Das sieht Lukaku vollkommen anders. Schon an Silvester hatte er in einem Interview mit "Sky Sport Italia" gesagt, dass er bei Chelsea und unter Tuchel "nicht glücklich" mit Spielstil und Taktik sei und "wirklich hoffe", wieder für sein Ex-Team Inter Mailand spielen zu können. Tuchel habe sich entschieden, ein System zu spielen, das ihm nicht liege.

Heikles Interview

Das kam nicht gut an. Lukaku wurde für das Topspiel gegen den FC Liverpool (2:2) als Disziplinarmaßnahme aus dem Kader gestrichen. Zudem soll es nach italienischen Medienberichten eine Geldstrafe von etwa 500.000 Euro gegeben haben. Er entschuldigte sich zwar hinterher, doch das Verhältnis zu Tuchel gilt seitdem als belastet, auch wenn der sich alle Mühe gab, die Sache kleinzureden. Klar ist: Lukaku droht für Tuchel zum Problemfall zu werden - wenn er es nicht schon ist.

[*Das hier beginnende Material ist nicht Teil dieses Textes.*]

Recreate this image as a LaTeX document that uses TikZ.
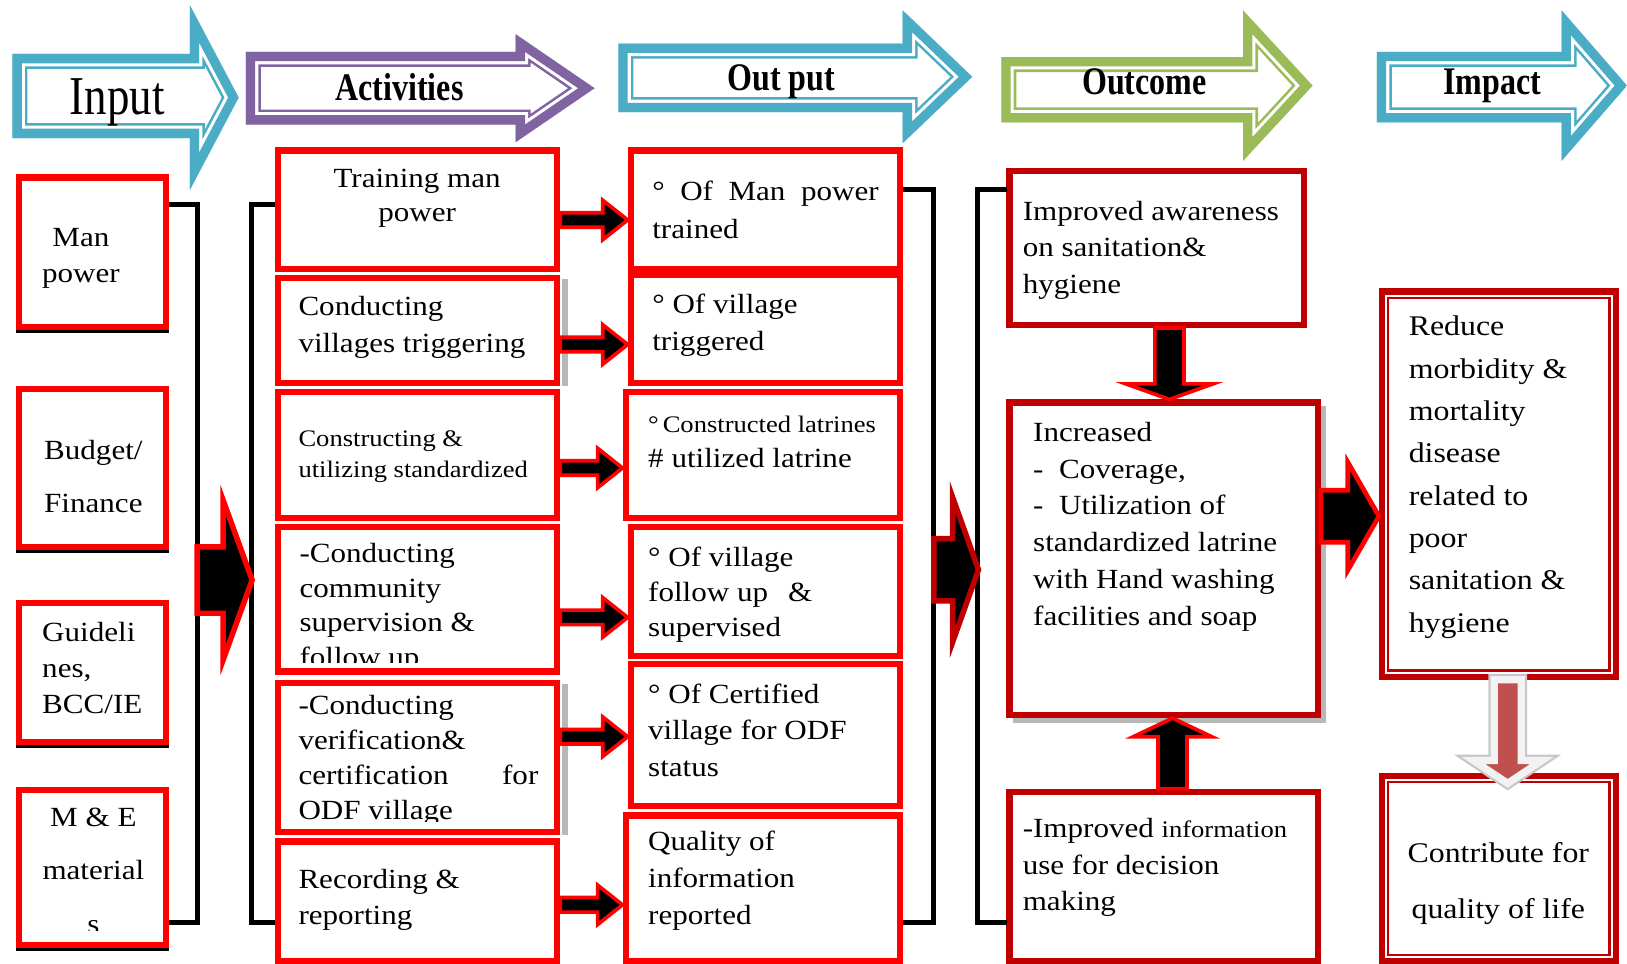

Doch noch nimmt er seinen formschwachen Stürmer in Schutz. "Es ist nicht das, was wir wollen und nicht das, was Romelu will", sagte Tuchel. Eine Lösung dafür habe er aber noch nicht gefunden, so der 48-Jährige. Für das Spiel gegen Lille könnte es die Lösung sein, Lukaku auf die Bank zu setzen. Experten in England sehen den deutschen Nationalspieler Timo Werner in der Startelf.